Graph Neural Networks for Decentralized Multi-Robot Path Planning by Qingbiao Li, Fernando Gama, Alejandro Ribeiro and Amanda Prorok won Publication of the Year in the Hall of Fame Awards 2021.
The Hall of Fame is the group of companies set up by students, staff and alumni of the Department of Computer Science and Technology – and there are now over 300 of them. “We are very proud of this,” says Ben Karniely, coordinator of our alumni association, the Cambridge Ring. “It is an indication of the impact that our Department has on the computing industry and the world of technology.”

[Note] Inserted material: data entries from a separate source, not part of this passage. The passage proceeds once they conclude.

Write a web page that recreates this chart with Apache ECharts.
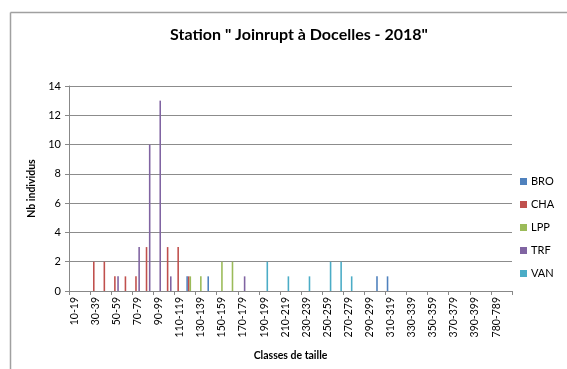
<!DOCTYPE html>
<html>
<head>
<meta charset="utf-8">
<script src="https://cdn.jsdelivr.net/npm/echarts@6/dist/echarts.min.js"></script>
<style>html,body{margin:0;padding:0;background:#fff;}#c{width:567px;height:369px;}</style>
</head>
<body>
<div id="c"></div>
<script>
const categories = ["10-19","20-29","30-39","40-49","50-59","60-69","70-79","80-89","90-99","100-109",
"110-119","120-129","130-139","140-149","150-159","160-169","170-179","180-189","190-199","200-209",
"210-219","220-229","230-239","240-249","250-259","260-269","270-279","280-289","290-299","300-309",
"310-319","320-329","330-339","340-349","350-359","360-369","370-379","380-389","390-399","400-409",
"780-789","790-799"];
const seriesNames = ["BRO","CHA","LPP","TRF","VAN"];
const BRO = [0,0,0,0,0,0,0,0,0,0, 0,1,0,1,0,0,0,0,0,0, 0,0,0,0,0,0,0,0,0,1, 1,0,0,0,0,0,0,0,0,0, 0,0];
const CHA = [0,0,2,2,1,1,1,3,0,3, 3,1,0,0,0,0,0,0,0,0, 0,0,0,0,0,0,0,0,0,0, 0,0,0,0,0,0,0,0,0,0, 0,0];
const LPP = [0,0,0,0,0,0,0,0,0,0, 0,1,1,0,2,2,0,0,0,0, 0,0,0,0,0,0,0,0,0,0, 0,0,0,0,0,0,0,0,0,0, 0,0];
const TRF = [0,0,0,0,1,0,3,10,13,1, 0,0,0,0,0,0,1,0,0,0, 0,0,0,0,0,0,0,0,0,0, 0,0,0,0,0,0,0,0,0,0, 0,0];
const VAN = [0,0,0,0,0,0,0,0,0,0, 0,0,0,0,0,0,0,0,2,0, 1,0,1,0,2,2,1,0,0,0, 0,0,0,0,0,0,0,0,0,0, 0,0];
const yTicks = [0,2,4,6,8,10,12,14];
const colors = ["#4F81BD","#C0504D","#9BBB59","#8064A2","#4BACC6"];
const values = [BRO,CHA,LPP,TRF,VAN];

const chart = echarts.init(document.getElementById('c'));
const font = 'Lato, "Liberation Sans", sans-serif';
chart.setOption({
  animation:false,
  textStyle:{fontFamily:font},
  title:{text:'Station " Joinrupt à Docelles - 2018"',left:294,top:22,textAlign:'center',
    textStyle:{fontSize:16,fontWeight:'bold',color:'#000',fontFamily:font}},
  graphic:[
    {type:'line',shape:{x1:10.5,y1:12.5,x2:567,y2:12.5},style:{stroke:'#a0a0a0',lineWidth:1.5}},
    {type:'line',shape:{x1:10.5,y1:12.5,x2:10.5,y2:369},style:{stroke:'#a0a0a0',lineWidth:1.5}}
  ],
  legend:{orient:'vertical',left:515,top:170,itemWidth:7,itemHeight:7,itemGap:10,icon:'rect',
    data:seriesNames,textStyle:{fontSize:11,color:'#000',fontFamily:font,lineHeight:13,padding:[0,0,0,-1]}},
  grid:{left:69,right:55,top:86,bottom:78,containLabel:false},
  xAxis:{type:'category',data:categories,
    name:'Classes de taille',nameLocation:'middle',nameGap:59,
    nameTextStyle:{fontSize:10.5,fontWeight:'bold',color:'#000',fontFamily:font},
    axisLine:{lineStyle:{color:'#888',width:1}},
    axisTick:{show:true,length:4,lineStyle:{color:'#888'}},
    axisLabel:{interval:1,rotate:90,fontSize:10.5,color:'#000',margin:6,fontFamily:font}},
  yAxis:{type:'value',min:0,max:14,interval:2,
    name:'Nb individus',nameLocation:'middle',nameGap:32,
    nameTextStyle:{fontSize:10.5,fontWeight:'bold',color:'#000',fontFamily:font},
    axisLine:{show:true,lineStyle:{color:'#888',width:1}},
    axisTick:{show:true,length:4,lineStyle:{color:'#888'}},
    splitLine:{lineStyle:{color:'#8c8c8c',width:1}},
    axisLabel:{fontSize:11,color:'#000',margin:8,fontFamily:font,
      formatter:v=>yTicks.includes(v)?String(v):''}},
  series:seriesNames.map((n,i)=>({name:n,type:'bar',data:values[i],
    itemStyle:{color:colors[i]},barGap:'0%',barCategoryGap:'25%'}))
});
</script>
</body>
</html>
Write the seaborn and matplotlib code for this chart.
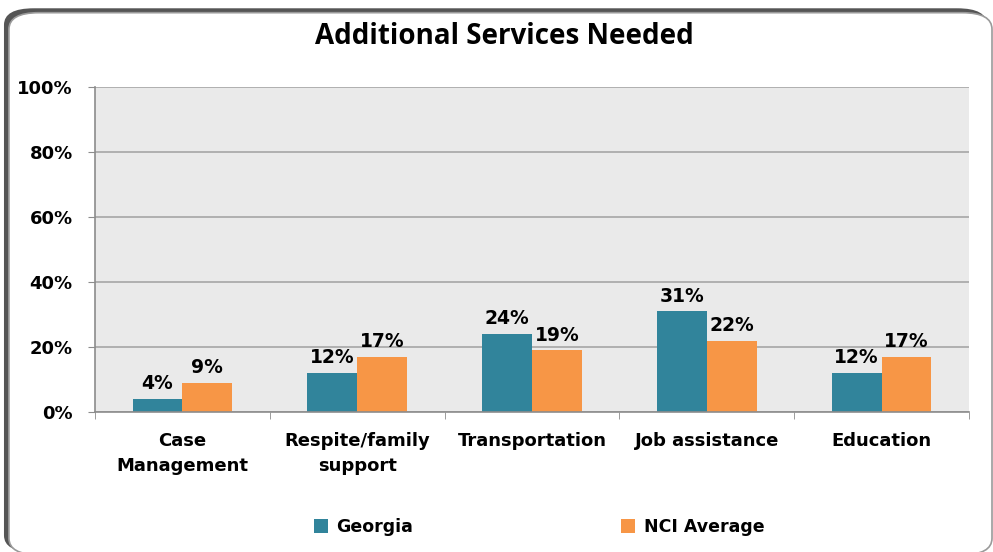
import matplotlib
matplotlib.use("Agg")
import matplotlib.pyplot as plt
import seaborn as sns
import pandas as pd
from matplotlib.patches import FancyBboxPatch
from matplotlib.ticker import FixedLocator, PercentFormatter

categories = ["Case\nManagement", "Respite/family\nsupport", "Transportation", "Job assistance", "Education"]
georgia = [4, 12, 24, 31, 12]
nci = [9, 17, 19, 22, 17]
series = ["Georgia", "NCI Average"]
colors = ["#31849B", "#F79646"]

df = pd.DataFrame({
    "category": categories * 2,
    "value": georgia + nci,
    "series": [series[0]] * len(categories) + [series[1]] * len(categories),
})

sns.set_style("white")
plt.rcParams["font.family"] = ["DejaVu Sans"]
plt.rcParams["text.color"] = "black"
plt.rcParams["xtick.color"] = "black"
plt.rcParams["ytick.color"] = "black"

fig = plt.figure(figsize=(9.93, 5.52), dpi=100)
# rounded frame with shadow
shadow = FancyBboxPatch((0.004, 0.0), 0.99, 0.985, boxstyle="round,pad=0,rounding_size=0.03",
                        transform=fig.transFigure, facecolor="#555555", edgecolor="none", zorder=0)
frame = FancyBboxPatch((0.009, -0.005), 0.99, 0.982, boxstyle="round,pad=0,rounding_size=0.03",
                       transform=fig.transFigure, facecolor="white", edgecolor="#9A9A9A", linewidth=1.2, zorder=1)
fig.patches.extend([shadow, frame])

ax = fig.add_axes([0.0957, 0.2536, 0.8801, 0.5888])
ax.set_zorder(2)
sns.barplot(data=df, x="category", y="value", hue="series", palette=colors,
            width=0.57, gap=0, saturation=1, linewidth=0, ax=ax, legend=True)
ax.set_facecolor("#EAEAEA")
ax.set_ylim(0, 100)
ax.set_xlim(-0.5, len(categories) - 0.5)
ax.set_yticks([0, 20, 40, 60, 80, 100])
ax.yaxis.set_major_formatter(PercentFormatter(decimals=0))
ax.grid(axis="y", color="#A6A6A6", linewidth=1.2)
ax.set_axisbelow(True)
for s in ["top", "right"]:
    ax.spines[s].set_visible(False)
for s in ["left", "bottom"]:
    ax.spines[s].set_color("#8C8C8C")
    ax.spines[s].set_linewidth(1.2)
ax.tick_params(axis="y", left=True, length=5, color="#8C8C8C", labelsize=13, pad=11)
ax.tick_params(axis="x", which="major", bottom=False, labelsize=13, pad=11)
ax.xaxis.set_minor_locator(FixedLocator([i - 0.5 for i in range(len(categories) + 1)]))
ax.tick_params(axis="x", which="minor", bottom=True, length=5, color="#8C8C8C")
for lab in ax.get_yticklabels() + ax.get_xticklabels():
    lab.set_fontweight("bold")
    lab.set_linespacing(1.5)
ax.set_xlabel("")
ax.set_ylabel("")

for cont in ax.containers:
    ax.bar_label(cont, fmt="%d%%", fontsize=13.5, fontweight="bold", padding=4)

fig.text(0.508, 0.934, "Additional Services Needed", ha="center", va="center",
         fontsize=20, fontweight="bold", family=["Open Sans", "DejaVu Sans"])

handles, labels = ax.get_legend_handles_labels()
ax.legend_.remove()
fig.legend(handles, labels, loc="center", bbox_to_anchor=(0.543, 0.045), ncol=2,
           frameon=False, columnspacing=12, handlelength=0.8, handleheight=0.8,
           handletextpad=0.5, prop={"weight": "bold", "size": 12.5})

fig.savefig("out.png", dpi=100)
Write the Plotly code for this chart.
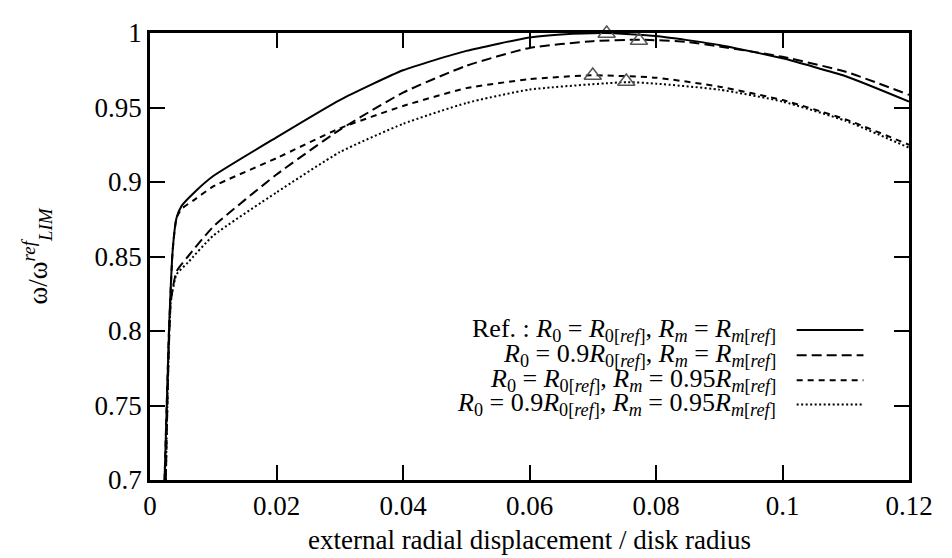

The 2021 awards ceremony took place on Thursday 7 April at a Cambridge Ring dinner at Queens’ College Cambridge. The awards are given in four categories:
- the company of the year;
- the product of the year;
- the publication of the year (from among those produced by members of the Department);
- and the Better Future Award – which is intended to recognise those who have made significant contributions to humanity through technology.
The paper Graph Neural Networks for Decentralized Multi-Robot Path Planning addresses the issue of learning to coordinate autonomous agents through graph neural networks (GNNs). The problem of coordinating autonomous agents is notoriously hard but Professor Amanda Prorok and her team, with colleagues at the University of Pennsylvania, tackled it by proposing a learning-based solution that leverages a GNN to produce decentralized decision-making policies.
They demonstrated the power of their solution on the problem of multi-agent path finding: the method performs near-optimally, at a fraction of the computational cost when compared to state-of-the-art benchmarks. They also showed that the method scales to arbitrarily large problem instances. The video that accompanies the academic paper has over 1,500 views on YouTube.